Felizmente, o pêndulo da economia política acabará por mudar de direção e os princípios que sobreviveram à sua utilidade darão lugar a novos. As alterações de paradigma socioeconómico são raras e transformadoras.

 

E como podemos corrigir as políticas de forma que não resultem no protecionismo ao estilo dos anos 30

Acredito que estamos a passar por uma destas mudanças. A economia global está a recompor-se — não ao “normal” dos modelos económicos neoliberais convencionais, mas a um novo normal. Há um repensar em círculos políticos, empresariais e académicos sobre qual deverá ser o equilíbrio certo entre o global e o local.

A política comercial está a mudar para melhores padrões laborais e ambientais, com um entendimento de que o barato nem sempre é barato se os produtos estão a degradar o ambiente ou a ser feitos com as mãos minúsculas de uma criança.

Há também um repensar no comércio de serviços digitais para assegurar a privacidade e os valores da liberdade. (Queremos mesmo os nossos dados pessoais entregues a grandes empresas tecnológicas ou a Estados de vigilância extrema como a China?).

As cadeias de abastecimento estão a encurtar não só por causa da geopolítica, mas também por causa de novas tecnologias (como a agricultura descentralizada e a impressão 3D) que estão a permitir a produção e o consumo mais próximos de casa.

E agora?
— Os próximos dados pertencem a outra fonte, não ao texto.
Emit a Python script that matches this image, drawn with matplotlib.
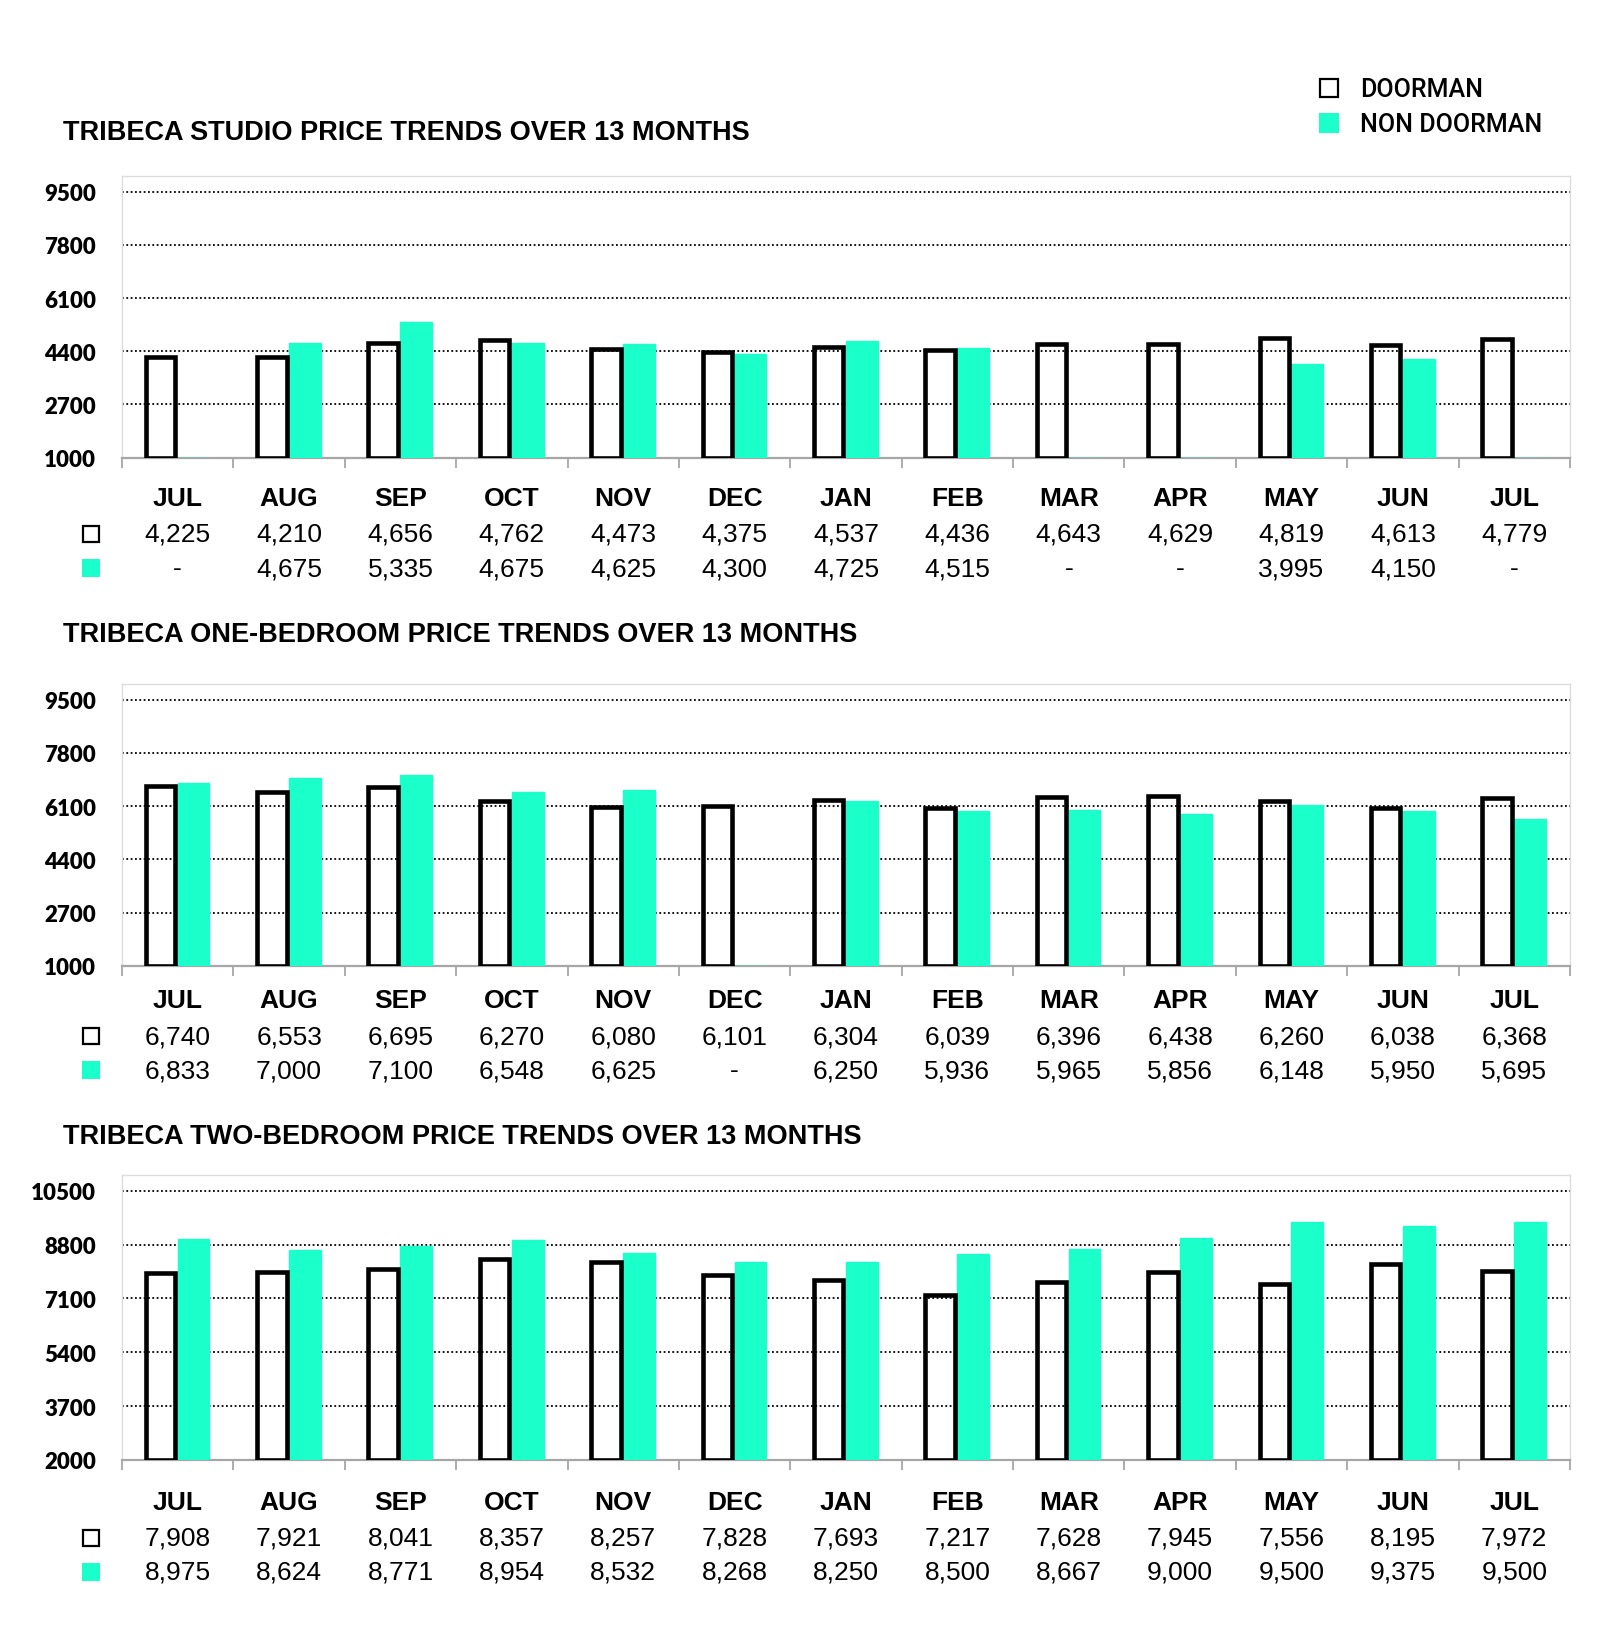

Como podemos garantir que a globalização económica não volte a correr muito à frente da política nacional? E como podemos corrigir as políticas de forma que não resultem no protecionismo ao estilo dos anos 30, que tão maus resultados nos causaram?

Provavelmente ainda não temos uma nova teoria unificada para o mundo pós-neoliberalismo. Mas isso não significa que não possamos continuar a questionar as ideias passadas. Um dos mitos neoliberais mais persistentes era que o mundo era plano e os interesses nacionais seriam de menor relevância que os mercados globais. Os últimos anos deitaram por terra este conceito. Cabe agora a todos nós criar um sistema que equilibre melhor os interesses locais e globais.